TASK GOAL: Copy from the first line below down to and including the line with "chance_precision = [0.52, 0.52]". Skip the pictures.

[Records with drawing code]
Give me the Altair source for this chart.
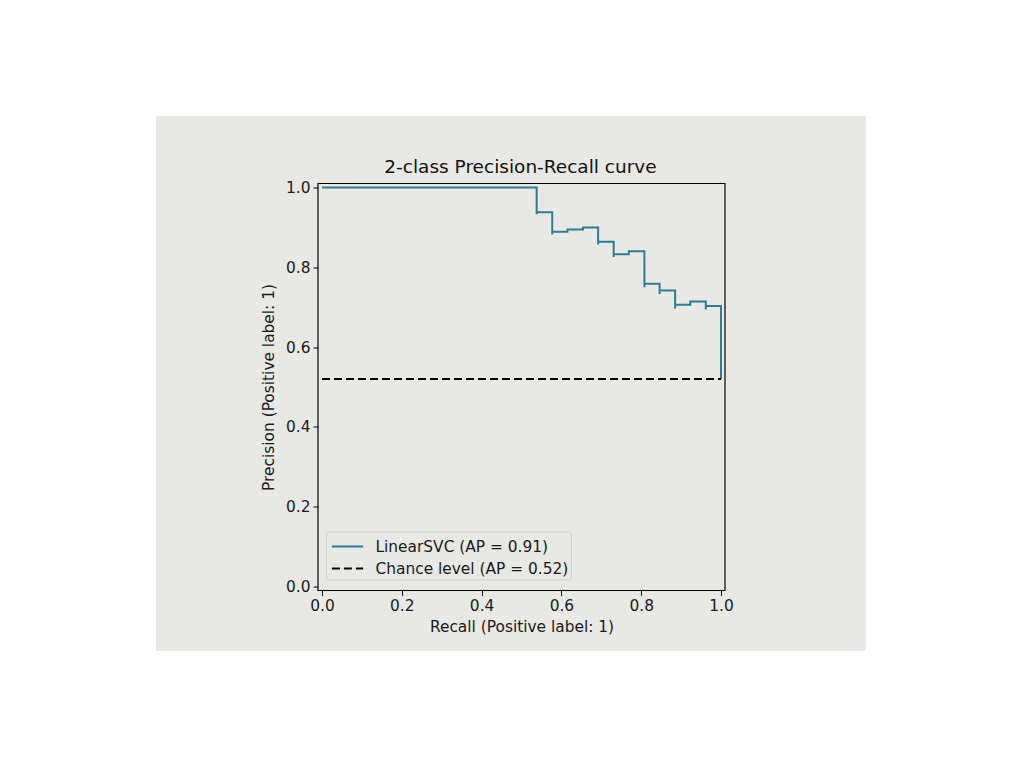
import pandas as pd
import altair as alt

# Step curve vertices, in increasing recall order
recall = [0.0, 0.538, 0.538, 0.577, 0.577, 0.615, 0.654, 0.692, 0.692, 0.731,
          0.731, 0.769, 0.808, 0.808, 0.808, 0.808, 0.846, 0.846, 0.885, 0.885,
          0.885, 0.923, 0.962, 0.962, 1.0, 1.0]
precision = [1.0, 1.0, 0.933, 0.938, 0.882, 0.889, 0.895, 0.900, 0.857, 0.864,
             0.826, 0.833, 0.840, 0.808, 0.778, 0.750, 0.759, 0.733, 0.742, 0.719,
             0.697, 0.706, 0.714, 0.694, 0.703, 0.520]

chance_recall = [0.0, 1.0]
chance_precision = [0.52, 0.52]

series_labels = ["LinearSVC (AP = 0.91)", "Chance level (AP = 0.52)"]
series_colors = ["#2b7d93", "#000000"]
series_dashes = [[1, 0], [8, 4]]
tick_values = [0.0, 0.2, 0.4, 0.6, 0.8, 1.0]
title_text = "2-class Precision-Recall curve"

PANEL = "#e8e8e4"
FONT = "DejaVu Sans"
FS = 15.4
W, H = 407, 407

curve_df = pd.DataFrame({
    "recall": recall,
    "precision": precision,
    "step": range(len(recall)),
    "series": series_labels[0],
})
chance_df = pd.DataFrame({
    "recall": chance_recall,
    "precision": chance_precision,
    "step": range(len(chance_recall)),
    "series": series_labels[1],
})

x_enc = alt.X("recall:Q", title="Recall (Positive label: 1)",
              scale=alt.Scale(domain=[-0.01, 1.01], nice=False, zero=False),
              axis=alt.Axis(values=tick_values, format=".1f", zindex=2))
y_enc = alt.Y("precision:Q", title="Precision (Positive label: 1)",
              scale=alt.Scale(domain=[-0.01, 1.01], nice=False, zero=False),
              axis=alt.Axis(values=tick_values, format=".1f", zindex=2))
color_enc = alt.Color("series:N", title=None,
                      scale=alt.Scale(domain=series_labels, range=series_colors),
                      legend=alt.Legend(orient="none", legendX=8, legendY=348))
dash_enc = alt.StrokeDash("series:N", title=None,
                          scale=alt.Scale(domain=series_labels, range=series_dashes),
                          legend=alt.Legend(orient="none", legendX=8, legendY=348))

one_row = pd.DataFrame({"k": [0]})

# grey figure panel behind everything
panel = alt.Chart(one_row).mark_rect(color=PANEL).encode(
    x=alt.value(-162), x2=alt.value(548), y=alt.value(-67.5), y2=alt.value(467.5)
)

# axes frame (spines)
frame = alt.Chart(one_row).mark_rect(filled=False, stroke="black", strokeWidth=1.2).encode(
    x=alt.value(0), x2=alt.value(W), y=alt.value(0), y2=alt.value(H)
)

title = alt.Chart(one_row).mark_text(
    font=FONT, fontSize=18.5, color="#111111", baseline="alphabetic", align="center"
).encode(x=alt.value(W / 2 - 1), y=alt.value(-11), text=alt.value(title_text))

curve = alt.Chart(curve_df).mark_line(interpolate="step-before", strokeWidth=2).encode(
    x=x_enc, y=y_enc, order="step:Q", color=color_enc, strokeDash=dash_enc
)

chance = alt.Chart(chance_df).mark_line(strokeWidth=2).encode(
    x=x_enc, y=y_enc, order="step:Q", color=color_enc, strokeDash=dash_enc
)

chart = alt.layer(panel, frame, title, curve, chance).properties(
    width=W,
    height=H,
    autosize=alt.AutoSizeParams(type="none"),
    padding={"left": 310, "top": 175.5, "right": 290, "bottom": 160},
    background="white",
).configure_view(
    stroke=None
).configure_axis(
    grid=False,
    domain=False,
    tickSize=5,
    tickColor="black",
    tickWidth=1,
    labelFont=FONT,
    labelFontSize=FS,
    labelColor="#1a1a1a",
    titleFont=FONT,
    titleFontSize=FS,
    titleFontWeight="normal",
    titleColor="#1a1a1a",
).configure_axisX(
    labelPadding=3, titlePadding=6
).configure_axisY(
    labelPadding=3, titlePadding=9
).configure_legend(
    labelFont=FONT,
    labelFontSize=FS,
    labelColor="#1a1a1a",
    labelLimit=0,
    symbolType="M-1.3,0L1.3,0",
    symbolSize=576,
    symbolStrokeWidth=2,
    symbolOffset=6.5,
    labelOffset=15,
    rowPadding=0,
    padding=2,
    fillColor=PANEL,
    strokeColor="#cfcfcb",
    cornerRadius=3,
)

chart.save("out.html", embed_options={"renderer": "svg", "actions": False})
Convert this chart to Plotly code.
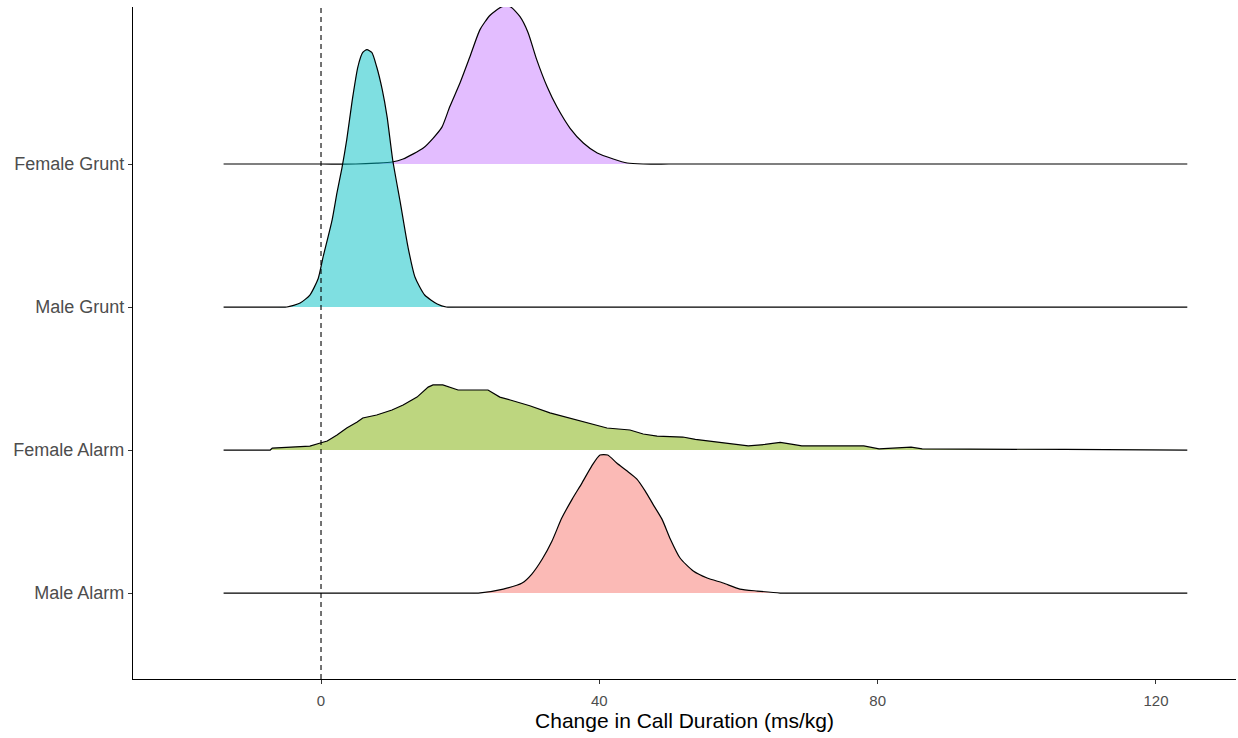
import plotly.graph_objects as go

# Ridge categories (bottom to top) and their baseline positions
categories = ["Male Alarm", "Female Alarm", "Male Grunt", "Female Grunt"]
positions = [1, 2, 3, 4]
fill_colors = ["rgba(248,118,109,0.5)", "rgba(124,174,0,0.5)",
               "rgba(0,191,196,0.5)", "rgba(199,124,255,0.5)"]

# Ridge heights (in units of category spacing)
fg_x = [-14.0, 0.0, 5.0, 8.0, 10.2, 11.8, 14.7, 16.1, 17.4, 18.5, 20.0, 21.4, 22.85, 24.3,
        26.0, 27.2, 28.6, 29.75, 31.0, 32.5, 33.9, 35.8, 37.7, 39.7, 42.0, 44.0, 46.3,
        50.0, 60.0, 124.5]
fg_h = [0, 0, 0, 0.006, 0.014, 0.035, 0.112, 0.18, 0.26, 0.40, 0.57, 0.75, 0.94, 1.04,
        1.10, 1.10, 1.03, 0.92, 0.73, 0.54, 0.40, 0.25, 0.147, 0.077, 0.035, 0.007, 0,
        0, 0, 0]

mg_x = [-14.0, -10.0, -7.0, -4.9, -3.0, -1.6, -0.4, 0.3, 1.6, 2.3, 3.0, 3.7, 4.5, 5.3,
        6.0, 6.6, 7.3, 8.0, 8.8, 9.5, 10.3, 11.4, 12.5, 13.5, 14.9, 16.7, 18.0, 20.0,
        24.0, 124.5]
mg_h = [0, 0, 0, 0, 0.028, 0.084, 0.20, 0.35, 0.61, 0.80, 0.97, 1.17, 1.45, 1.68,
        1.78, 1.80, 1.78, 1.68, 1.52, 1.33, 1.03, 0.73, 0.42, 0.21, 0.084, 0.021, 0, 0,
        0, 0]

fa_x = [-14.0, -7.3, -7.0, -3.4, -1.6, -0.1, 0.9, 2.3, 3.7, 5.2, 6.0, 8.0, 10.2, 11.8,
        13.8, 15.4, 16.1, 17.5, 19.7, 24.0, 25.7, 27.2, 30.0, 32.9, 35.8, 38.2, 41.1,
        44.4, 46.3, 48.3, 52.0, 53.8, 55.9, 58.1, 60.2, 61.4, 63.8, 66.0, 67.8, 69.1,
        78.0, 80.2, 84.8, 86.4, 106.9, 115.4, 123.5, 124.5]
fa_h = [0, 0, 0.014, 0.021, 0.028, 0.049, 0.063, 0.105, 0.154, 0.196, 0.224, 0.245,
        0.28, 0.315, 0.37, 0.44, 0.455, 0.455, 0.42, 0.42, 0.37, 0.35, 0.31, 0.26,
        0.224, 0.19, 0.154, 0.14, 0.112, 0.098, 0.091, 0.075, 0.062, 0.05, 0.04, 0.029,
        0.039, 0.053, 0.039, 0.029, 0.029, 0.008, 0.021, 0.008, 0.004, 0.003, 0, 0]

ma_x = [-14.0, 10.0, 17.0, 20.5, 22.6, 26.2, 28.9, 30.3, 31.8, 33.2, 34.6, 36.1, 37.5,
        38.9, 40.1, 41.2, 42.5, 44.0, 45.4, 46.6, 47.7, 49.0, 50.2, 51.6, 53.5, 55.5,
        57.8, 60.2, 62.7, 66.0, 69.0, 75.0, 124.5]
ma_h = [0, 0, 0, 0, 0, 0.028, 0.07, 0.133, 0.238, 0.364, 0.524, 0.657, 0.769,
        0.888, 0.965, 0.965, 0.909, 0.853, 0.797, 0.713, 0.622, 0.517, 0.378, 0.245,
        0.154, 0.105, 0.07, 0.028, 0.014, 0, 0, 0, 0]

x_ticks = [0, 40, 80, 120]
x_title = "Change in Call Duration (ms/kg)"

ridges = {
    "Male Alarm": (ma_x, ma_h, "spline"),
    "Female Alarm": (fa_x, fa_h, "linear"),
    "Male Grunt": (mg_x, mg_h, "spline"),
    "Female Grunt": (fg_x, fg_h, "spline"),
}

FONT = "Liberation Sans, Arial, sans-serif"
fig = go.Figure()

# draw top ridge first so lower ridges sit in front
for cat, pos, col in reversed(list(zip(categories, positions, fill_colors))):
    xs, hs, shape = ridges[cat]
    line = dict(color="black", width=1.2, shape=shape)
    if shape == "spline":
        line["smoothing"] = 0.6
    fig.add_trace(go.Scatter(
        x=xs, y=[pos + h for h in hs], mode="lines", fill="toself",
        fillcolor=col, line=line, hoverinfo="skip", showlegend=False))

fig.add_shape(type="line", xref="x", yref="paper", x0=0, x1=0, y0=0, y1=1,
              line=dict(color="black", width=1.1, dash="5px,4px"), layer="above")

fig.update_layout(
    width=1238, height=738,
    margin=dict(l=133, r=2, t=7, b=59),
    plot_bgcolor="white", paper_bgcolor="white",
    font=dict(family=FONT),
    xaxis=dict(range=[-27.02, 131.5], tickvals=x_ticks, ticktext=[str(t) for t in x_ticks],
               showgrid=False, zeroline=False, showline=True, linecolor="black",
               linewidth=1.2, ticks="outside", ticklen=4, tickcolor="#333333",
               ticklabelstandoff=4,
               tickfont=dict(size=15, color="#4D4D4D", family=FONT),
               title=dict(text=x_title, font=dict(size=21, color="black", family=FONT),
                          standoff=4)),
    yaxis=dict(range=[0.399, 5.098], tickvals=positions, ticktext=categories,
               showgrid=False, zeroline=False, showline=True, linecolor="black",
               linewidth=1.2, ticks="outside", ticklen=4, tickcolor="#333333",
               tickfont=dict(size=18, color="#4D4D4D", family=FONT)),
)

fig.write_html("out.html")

WRITTEN SOLUTION:
Give me the Altair source for this chart.
import pandas as pd
import altair as alt

# Step curve vertices, in increasing recall order
recall = [0.0, 0.538, 0.538, 0.577, 0.577, 0.615, 0.654, 0.692, 0.692, 0.731,
          0.731, 0.769, 0.808, 0.808, 0.808, 0.808, 0.846, 0.846, 0.885, 0.885,
          0.885, 0.923, 0.962, 0.962, 1.0, 1.0]
precision = [1.0, 1.0, 0.933, 0.938, 0.882, 0.889, 0.895, 0.900, 0.857, 0.864,
             0.826, 0.833, 0.840, 0.808, 0.778, 0.750, 0.759, 0.733, 0.742, 0.719,
             0.697, 0.706, 0.714, 0.694, 0.703, 0.520]

chance_recall = [0.0, 1.0]
chance_precision = [0.52, 0.52]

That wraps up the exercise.